We first got together in another land, in El Salvador, when people there were having a very difficult time coming to grips with their electoral problems, and we provided some modest, I think, assistance in that situation. And I very much appreciate that.
If I could, I would like to ask one question that plays directly off of the comment that Mr. Marquez just made, and it's a question of Dr. Ramirez. Do you agree that a plebiscite is only -- an effective plebiscite here would only be effective with the United States government providing the wording and the definitions, or is it possible that the vast majority of Puerto Ricans could come together on an agreement on the wording and themselves conduct a fair plebiscite? Or is that just not possible?
DR. RAMIREZ: Well, sir, we've tried that before. We've had plebiscites in Puerto Rico, and the sad part is that each party polls its own because of the electoral process. They all want to win. So they place under each one of their options those elements that they think that the people of Puerto Rico want.
So citizenship is up there up front, and you asked a question a little while ago, asking them if they wanted to be Puerto Ricans or U.S. citizens. I wish you would have asked them, would you relinquish your United States citizenship? No one is willing to do that.

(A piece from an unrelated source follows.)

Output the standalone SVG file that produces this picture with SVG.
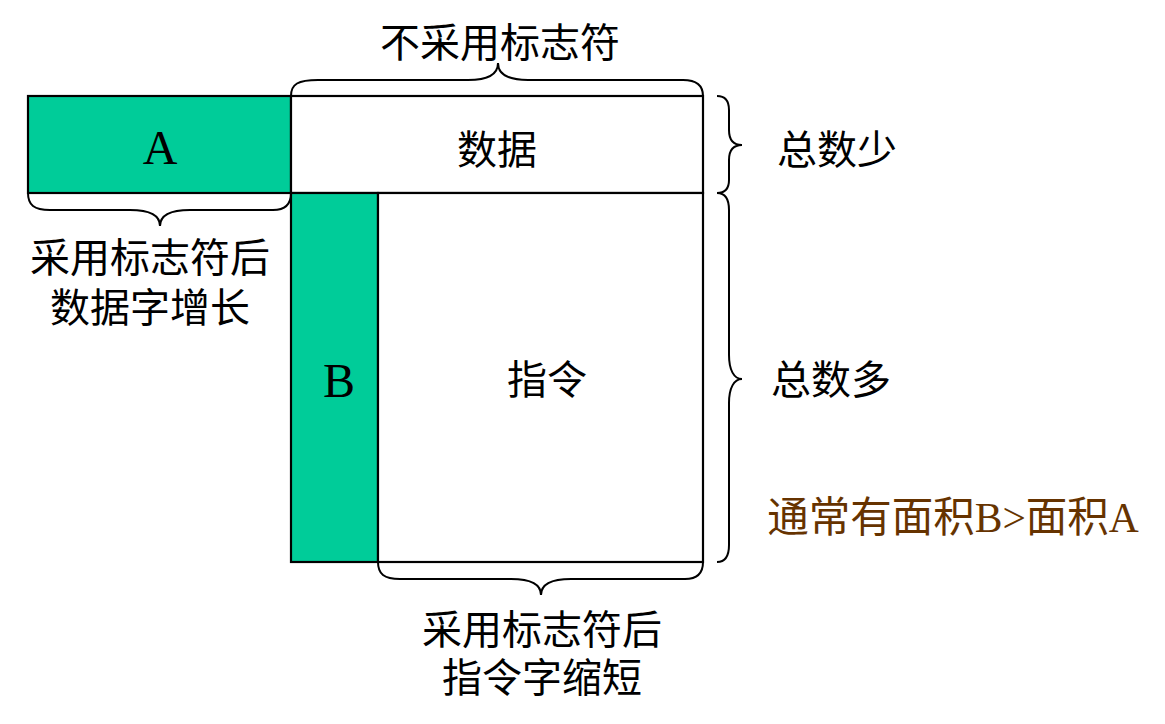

So we could do a process back there and say how we want it to be, you know, self-determinated, but we are going to require from the United States things like citizenship, permanent union, federal funding, we've got to ask you guys. We've got to ask you guys if you're willing to do that, and how much for each one of the options. Because we can't decide for you how far you're going to go with these different definitions, and that will allow us to kind of decide what we want, and come back, and start a process to see whether that's feasible or not.
But we can't even get through stage one. I brought the petitions up here. We had a plebiscite in '93. The results were brought up here, it was marked down in the House committee. You heard here more or less what the aspirations of the Commonwealthers are. Would we be able to get that through a vote in the Senate, if that was the result of the plebiscite in Puerto Rico?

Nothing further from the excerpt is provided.